● YOUR TASK:
Gather up the lines that contain "matplotlib".

● ROWS:
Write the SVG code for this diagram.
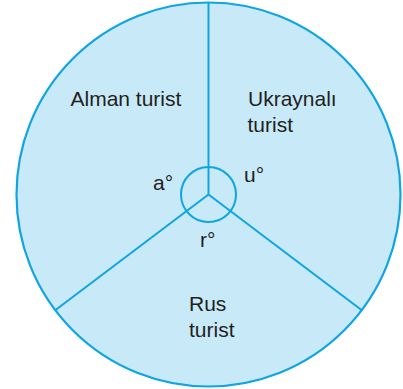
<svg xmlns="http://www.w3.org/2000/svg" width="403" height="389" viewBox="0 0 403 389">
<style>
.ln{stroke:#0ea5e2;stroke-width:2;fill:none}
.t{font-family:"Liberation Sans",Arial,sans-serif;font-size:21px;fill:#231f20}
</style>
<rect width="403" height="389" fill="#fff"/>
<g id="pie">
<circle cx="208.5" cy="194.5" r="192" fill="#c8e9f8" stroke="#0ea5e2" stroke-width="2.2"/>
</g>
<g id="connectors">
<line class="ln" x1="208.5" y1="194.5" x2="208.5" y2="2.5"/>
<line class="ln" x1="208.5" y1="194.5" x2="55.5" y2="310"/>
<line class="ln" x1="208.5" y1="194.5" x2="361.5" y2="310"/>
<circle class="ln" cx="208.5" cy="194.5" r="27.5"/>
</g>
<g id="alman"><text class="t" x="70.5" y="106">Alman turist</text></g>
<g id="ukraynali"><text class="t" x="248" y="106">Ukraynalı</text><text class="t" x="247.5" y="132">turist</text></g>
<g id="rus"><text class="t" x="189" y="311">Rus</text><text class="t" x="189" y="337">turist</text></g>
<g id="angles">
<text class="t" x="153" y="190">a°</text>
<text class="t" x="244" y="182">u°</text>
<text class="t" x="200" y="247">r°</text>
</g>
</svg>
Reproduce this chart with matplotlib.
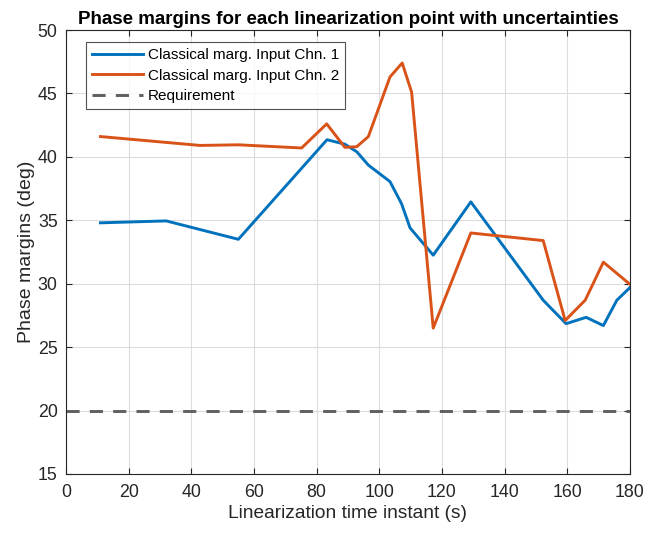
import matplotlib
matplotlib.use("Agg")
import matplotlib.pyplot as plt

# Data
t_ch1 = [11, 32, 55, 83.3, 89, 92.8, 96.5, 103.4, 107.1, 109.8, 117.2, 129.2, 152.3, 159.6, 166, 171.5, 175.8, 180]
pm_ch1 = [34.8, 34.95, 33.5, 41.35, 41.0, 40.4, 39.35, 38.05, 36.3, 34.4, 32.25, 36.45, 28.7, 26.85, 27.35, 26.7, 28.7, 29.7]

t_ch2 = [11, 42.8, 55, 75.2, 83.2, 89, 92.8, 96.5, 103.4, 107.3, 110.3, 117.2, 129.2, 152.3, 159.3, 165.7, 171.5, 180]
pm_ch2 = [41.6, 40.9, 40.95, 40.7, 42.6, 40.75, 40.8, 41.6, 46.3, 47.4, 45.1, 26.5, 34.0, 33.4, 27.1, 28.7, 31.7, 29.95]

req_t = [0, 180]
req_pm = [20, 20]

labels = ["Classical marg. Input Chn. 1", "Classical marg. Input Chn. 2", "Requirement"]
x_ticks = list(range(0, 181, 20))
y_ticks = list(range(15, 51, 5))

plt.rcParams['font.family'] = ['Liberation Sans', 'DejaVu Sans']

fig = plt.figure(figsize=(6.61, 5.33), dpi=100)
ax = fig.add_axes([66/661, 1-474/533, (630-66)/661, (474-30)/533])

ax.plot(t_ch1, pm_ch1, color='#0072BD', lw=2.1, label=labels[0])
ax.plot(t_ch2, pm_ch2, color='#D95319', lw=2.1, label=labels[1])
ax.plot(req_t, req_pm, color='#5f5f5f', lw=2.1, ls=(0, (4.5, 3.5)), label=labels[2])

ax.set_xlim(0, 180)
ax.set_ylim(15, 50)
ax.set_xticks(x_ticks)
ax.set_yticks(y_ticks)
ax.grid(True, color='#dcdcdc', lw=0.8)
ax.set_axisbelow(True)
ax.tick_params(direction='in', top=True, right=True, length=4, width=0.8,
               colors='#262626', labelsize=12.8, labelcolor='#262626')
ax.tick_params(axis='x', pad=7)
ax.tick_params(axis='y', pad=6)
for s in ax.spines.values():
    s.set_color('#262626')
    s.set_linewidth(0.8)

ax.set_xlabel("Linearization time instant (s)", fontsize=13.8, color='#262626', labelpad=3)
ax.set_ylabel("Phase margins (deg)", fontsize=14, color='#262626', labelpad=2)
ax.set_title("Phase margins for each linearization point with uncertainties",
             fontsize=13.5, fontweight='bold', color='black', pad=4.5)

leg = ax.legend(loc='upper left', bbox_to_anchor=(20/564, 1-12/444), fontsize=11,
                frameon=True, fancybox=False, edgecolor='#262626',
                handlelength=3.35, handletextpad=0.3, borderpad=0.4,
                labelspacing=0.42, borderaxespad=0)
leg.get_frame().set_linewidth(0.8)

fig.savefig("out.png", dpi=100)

● RESULT FOR THIS TASK:
Reproduce this chart with matplotlib.
import matplotlib
matplotlib.use("Agg")
import matplotlib.pyplot as plt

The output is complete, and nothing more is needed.